WHAT THIS TASK INVOLVES.
Locate and copy each line in the data that contains the word "with".

DATA PROVIDED.

- - -

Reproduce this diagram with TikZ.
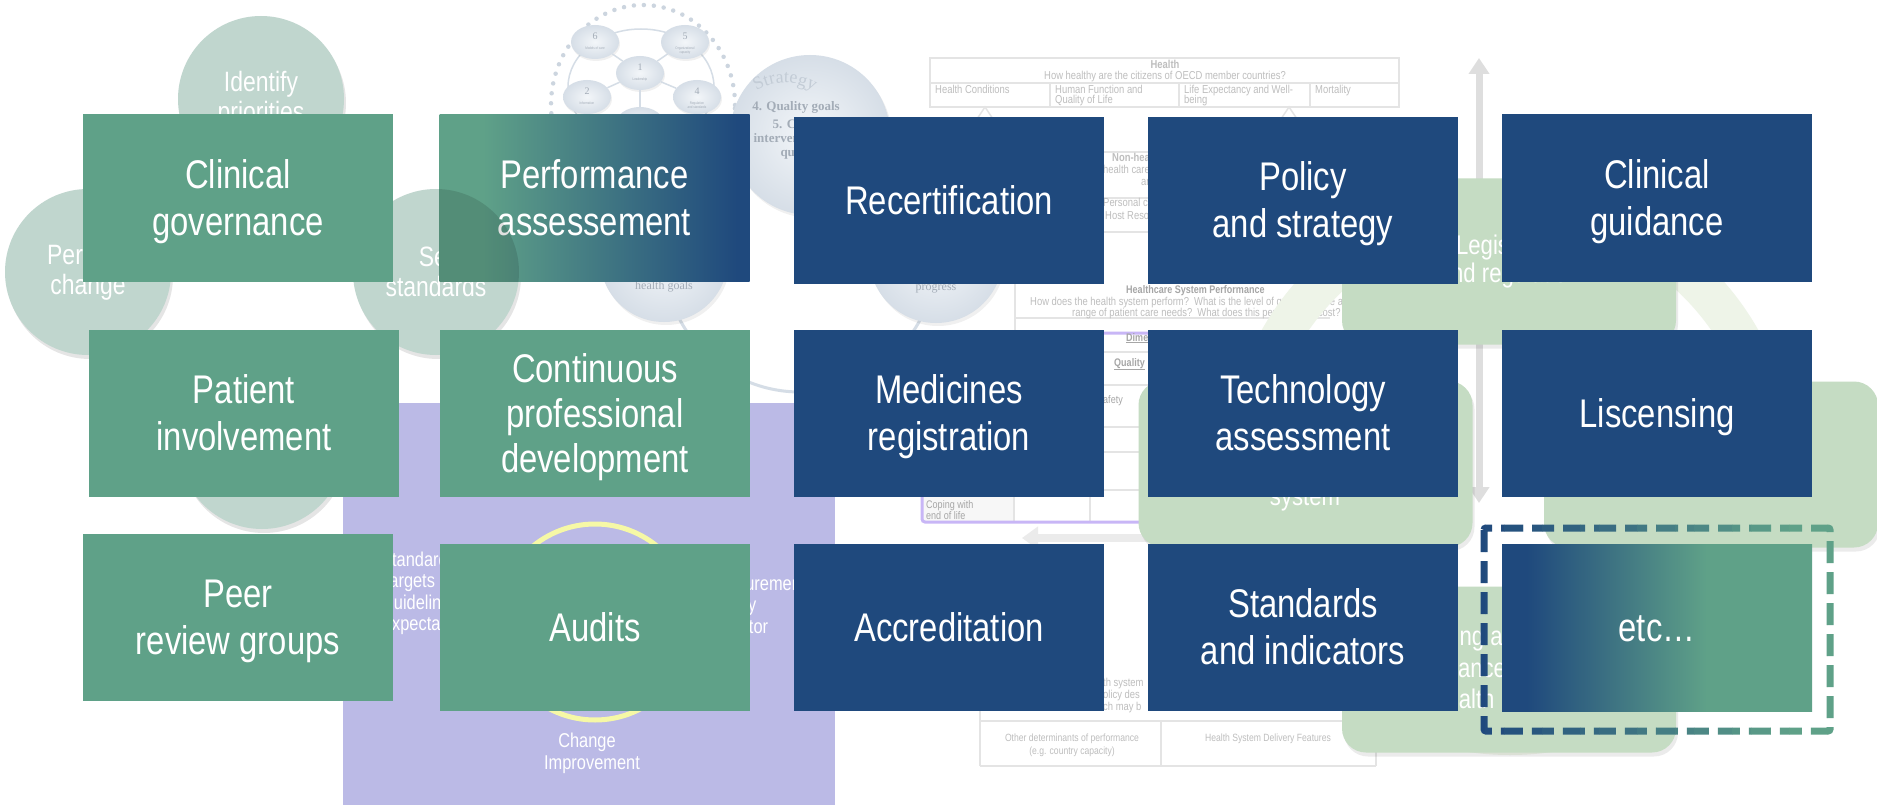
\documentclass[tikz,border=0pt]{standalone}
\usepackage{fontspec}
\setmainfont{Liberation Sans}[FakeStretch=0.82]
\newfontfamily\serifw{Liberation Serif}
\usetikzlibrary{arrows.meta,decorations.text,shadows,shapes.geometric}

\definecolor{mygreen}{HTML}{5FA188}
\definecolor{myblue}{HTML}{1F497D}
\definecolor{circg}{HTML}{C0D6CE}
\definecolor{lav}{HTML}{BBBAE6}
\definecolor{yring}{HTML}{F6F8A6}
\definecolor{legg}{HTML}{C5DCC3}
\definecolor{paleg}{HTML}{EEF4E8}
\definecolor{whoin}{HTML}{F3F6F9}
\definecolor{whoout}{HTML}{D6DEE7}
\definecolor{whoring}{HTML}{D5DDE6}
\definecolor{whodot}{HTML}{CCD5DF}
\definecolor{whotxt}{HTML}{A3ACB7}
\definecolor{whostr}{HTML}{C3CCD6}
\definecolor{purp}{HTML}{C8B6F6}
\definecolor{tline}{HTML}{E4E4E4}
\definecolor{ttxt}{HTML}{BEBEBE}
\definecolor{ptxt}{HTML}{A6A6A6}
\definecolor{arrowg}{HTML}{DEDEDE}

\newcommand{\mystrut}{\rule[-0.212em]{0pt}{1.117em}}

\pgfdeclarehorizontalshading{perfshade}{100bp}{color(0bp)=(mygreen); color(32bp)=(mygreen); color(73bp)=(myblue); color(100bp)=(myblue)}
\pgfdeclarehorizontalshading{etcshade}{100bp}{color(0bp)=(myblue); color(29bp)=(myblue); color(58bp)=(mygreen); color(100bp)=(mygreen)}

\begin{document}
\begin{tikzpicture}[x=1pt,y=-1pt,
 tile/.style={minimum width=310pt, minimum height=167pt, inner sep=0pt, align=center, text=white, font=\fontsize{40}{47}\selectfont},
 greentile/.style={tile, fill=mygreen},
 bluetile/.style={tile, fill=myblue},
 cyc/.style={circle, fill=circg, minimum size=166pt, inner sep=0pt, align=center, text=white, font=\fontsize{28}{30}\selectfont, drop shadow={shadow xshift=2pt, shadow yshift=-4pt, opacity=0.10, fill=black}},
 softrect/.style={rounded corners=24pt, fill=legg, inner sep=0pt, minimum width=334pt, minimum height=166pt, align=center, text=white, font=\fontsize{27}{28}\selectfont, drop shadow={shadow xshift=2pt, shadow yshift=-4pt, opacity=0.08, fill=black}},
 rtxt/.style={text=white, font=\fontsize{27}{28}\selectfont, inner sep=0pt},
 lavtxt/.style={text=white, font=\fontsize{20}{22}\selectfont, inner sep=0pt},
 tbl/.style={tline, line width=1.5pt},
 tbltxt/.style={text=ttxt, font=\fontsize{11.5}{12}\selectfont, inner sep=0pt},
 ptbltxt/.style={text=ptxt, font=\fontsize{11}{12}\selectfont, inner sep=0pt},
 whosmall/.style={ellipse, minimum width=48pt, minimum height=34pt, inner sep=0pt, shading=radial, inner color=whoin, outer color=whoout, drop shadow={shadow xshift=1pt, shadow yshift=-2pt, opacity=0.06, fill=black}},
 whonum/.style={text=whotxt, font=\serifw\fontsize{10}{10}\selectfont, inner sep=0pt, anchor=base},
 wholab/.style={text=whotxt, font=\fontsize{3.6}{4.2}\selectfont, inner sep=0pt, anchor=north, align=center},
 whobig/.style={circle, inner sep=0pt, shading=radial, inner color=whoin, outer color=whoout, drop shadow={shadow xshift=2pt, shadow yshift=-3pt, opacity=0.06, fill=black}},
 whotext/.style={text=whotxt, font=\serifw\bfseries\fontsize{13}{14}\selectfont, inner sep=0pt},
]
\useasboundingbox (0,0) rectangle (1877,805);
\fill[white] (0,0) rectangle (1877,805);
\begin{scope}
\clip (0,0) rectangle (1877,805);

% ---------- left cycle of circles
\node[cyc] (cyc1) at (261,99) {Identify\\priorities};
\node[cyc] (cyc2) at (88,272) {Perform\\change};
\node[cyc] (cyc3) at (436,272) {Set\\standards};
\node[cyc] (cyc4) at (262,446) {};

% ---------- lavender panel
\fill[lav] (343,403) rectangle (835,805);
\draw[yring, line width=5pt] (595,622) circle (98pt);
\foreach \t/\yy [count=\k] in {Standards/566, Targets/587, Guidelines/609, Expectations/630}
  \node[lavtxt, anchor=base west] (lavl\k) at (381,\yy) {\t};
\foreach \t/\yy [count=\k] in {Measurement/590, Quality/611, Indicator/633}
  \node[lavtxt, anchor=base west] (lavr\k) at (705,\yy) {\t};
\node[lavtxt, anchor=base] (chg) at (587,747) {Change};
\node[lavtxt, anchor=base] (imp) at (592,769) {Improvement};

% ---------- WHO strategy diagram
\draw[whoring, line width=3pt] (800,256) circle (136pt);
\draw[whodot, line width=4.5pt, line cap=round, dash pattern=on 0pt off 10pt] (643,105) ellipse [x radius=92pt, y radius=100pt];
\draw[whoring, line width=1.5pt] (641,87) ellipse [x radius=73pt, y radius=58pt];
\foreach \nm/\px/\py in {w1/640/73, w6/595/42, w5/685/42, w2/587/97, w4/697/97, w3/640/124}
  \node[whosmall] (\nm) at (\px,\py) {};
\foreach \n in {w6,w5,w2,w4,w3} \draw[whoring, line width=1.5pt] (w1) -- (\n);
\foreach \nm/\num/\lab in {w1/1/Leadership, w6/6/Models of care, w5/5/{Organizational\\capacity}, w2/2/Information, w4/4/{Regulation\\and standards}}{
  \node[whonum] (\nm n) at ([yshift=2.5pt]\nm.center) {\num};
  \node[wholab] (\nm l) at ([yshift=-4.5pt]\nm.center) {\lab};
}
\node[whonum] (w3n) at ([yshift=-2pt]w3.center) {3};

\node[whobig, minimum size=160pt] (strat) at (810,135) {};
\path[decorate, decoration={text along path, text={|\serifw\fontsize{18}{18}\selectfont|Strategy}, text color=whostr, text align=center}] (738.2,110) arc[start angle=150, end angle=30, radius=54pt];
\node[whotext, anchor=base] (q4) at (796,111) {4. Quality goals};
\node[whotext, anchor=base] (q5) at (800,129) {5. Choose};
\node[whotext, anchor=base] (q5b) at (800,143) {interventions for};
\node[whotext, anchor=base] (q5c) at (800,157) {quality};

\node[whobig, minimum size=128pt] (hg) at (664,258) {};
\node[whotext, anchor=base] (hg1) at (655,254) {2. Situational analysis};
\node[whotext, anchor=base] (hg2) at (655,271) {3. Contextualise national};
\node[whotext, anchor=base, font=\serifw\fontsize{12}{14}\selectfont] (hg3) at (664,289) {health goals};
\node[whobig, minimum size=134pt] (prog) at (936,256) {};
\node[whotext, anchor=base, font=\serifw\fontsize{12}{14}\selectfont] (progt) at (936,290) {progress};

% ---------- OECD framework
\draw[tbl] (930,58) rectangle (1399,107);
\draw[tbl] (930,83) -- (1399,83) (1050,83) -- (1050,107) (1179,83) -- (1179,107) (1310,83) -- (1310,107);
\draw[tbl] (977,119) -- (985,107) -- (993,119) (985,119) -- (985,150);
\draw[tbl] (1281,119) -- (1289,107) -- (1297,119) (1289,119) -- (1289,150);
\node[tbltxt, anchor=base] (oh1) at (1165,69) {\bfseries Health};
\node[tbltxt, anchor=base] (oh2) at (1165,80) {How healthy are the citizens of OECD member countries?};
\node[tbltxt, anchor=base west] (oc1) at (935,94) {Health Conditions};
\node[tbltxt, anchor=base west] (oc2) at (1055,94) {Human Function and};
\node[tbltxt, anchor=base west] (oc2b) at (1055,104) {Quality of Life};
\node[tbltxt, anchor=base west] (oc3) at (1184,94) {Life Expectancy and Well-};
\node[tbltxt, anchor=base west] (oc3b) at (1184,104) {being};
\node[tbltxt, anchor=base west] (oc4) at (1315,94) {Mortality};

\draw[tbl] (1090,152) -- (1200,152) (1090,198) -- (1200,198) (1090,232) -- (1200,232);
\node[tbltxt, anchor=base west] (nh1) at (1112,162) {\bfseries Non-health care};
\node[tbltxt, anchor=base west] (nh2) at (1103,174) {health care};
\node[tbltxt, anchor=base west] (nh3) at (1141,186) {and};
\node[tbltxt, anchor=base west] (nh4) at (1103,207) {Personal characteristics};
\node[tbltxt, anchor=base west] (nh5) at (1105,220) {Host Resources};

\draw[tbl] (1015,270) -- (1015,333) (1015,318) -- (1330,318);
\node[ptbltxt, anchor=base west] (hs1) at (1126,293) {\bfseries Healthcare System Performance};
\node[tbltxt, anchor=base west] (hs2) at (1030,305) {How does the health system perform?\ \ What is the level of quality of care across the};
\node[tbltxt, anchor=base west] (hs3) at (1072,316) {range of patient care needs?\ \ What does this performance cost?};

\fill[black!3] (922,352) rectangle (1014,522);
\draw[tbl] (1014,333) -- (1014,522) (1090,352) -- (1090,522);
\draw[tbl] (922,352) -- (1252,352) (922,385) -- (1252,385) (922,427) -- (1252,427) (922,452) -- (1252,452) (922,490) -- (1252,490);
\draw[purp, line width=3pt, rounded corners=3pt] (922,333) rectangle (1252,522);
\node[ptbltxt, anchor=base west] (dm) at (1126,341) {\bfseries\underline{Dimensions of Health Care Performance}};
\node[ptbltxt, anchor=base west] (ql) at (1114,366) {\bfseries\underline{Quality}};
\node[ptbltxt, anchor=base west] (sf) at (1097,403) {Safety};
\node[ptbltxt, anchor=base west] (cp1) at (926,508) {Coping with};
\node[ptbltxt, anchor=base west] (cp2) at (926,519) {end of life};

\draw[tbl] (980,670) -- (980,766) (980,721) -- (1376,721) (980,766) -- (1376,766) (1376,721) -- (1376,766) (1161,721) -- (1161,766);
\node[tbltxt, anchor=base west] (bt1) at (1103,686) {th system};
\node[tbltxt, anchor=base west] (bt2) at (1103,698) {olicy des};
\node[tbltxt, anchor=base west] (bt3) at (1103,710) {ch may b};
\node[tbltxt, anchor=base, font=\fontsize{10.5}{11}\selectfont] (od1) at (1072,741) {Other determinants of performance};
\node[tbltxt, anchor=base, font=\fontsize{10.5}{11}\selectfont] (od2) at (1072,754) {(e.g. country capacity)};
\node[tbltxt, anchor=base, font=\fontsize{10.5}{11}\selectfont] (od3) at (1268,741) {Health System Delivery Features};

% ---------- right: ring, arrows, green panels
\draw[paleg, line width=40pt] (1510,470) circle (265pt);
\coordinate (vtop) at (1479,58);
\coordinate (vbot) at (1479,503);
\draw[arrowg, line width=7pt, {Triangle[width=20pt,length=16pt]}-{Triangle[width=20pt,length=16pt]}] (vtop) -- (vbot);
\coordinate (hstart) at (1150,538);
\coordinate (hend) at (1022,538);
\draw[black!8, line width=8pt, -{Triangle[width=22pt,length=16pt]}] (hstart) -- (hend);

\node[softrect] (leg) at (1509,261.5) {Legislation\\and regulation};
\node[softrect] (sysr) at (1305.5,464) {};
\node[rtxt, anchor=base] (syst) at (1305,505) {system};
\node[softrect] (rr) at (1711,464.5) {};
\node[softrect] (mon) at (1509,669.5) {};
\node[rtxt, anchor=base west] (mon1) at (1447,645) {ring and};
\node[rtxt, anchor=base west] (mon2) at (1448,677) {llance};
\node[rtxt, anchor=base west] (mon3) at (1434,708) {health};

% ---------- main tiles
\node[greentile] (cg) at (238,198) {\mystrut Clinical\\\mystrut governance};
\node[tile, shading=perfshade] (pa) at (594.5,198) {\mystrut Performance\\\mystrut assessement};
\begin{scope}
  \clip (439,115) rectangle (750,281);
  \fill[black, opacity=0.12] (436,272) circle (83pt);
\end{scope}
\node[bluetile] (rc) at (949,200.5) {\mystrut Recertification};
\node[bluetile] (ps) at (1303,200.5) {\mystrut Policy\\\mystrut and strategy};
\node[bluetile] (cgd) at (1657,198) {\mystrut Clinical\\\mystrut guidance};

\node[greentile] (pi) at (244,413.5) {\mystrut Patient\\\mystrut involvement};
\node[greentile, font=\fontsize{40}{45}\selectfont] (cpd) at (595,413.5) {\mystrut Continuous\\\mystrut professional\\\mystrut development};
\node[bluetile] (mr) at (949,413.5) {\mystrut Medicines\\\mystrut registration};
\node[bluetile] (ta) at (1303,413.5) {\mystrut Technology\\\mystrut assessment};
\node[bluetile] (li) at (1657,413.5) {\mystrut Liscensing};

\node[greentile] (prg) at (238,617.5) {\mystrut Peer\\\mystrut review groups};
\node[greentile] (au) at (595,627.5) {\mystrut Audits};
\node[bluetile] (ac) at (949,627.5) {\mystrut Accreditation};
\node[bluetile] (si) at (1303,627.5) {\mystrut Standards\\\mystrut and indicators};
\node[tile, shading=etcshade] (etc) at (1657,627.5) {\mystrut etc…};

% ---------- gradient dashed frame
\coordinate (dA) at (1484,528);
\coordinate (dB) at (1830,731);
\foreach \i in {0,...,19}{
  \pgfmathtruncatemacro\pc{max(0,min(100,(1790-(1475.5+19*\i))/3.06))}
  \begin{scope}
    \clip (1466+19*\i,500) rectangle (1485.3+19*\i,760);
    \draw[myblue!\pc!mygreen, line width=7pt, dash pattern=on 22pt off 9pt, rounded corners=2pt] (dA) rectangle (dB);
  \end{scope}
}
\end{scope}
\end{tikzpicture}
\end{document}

- - -

EXPECTED ANSWER.
Reproduce this diagram with TikZ.
\node[ptbltxt, anchor=base west] (cp1) at (926,508) {Coping with};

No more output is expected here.